-- Start PROVIDED MATERIAL --

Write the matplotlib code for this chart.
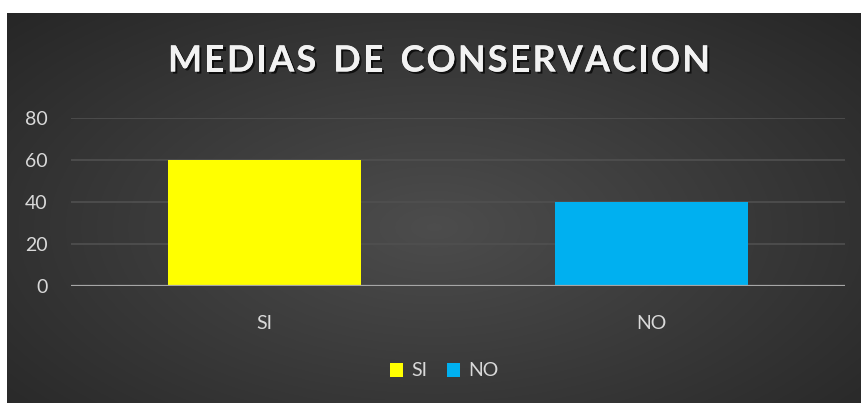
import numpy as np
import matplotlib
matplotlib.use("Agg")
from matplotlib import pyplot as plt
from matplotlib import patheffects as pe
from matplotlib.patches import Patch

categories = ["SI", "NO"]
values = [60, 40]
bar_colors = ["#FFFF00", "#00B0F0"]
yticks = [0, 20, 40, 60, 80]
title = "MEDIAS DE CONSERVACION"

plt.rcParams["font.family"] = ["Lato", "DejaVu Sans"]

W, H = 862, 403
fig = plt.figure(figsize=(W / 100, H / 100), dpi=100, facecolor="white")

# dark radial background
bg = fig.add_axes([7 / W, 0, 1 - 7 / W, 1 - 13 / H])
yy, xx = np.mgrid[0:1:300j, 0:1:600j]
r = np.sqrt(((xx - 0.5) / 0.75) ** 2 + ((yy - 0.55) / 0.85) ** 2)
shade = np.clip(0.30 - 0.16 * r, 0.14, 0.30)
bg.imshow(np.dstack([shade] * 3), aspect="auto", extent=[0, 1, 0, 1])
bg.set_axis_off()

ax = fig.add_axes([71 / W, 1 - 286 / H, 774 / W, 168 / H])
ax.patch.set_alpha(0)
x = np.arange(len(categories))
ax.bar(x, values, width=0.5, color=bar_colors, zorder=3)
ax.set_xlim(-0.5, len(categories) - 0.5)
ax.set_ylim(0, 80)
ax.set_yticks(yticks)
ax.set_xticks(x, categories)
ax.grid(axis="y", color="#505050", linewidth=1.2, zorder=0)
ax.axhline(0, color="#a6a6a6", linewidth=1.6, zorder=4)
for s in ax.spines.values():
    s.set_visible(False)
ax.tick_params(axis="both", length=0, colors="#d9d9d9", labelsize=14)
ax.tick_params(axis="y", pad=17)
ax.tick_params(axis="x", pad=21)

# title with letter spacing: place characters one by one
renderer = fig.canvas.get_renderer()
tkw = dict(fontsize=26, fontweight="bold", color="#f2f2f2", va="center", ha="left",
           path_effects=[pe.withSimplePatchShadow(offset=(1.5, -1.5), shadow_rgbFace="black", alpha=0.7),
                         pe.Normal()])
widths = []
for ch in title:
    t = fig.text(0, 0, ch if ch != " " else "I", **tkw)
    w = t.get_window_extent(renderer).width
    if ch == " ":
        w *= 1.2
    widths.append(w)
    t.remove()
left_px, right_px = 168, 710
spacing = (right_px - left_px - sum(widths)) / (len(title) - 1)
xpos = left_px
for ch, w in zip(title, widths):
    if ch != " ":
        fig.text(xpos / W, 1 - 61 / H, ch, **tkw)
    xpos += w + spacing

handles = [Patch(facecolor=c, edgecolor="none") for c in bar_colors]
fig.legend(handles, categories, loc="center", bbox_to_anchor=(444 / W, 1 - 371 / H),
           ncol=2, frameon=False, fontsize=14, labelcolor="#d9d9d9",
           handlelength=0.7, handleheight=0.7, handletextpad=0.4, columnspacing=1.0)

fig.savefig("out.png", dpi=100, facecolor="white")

-- End PROVIDED MATERIAL --

▸ **YOUR TASK**
Starting at the top of the listing above, please restate word for word each line up to and including the one that holds "fig = plt.figure(figsize=(W", omitting every image.

▸ **COMPLETED EXERCISE**
Write the matplotlib code for this chart.
import numpy as np
import matplotlib
matplotlib.use("Agg")
from matplotlib import pyplot as plt
from matplotlib import patheffects as pe
from matplotlib.patches import Patch

categories = ["SI", "NO"]
values = [60, 40]
bar_colors = ["#FFFF00", "#00B0F0"]
yticks = [0, 20, 40, 60, 80]
title = "MEDIAS DE CONSERVACION"

plt.rcParams["font.family"] = ["Lato", "DejaVu Sans"]

W, H = 862, 403
fig = plt.figure(figsize=(W / 100, H / 100), dpi=100, facecolor="white")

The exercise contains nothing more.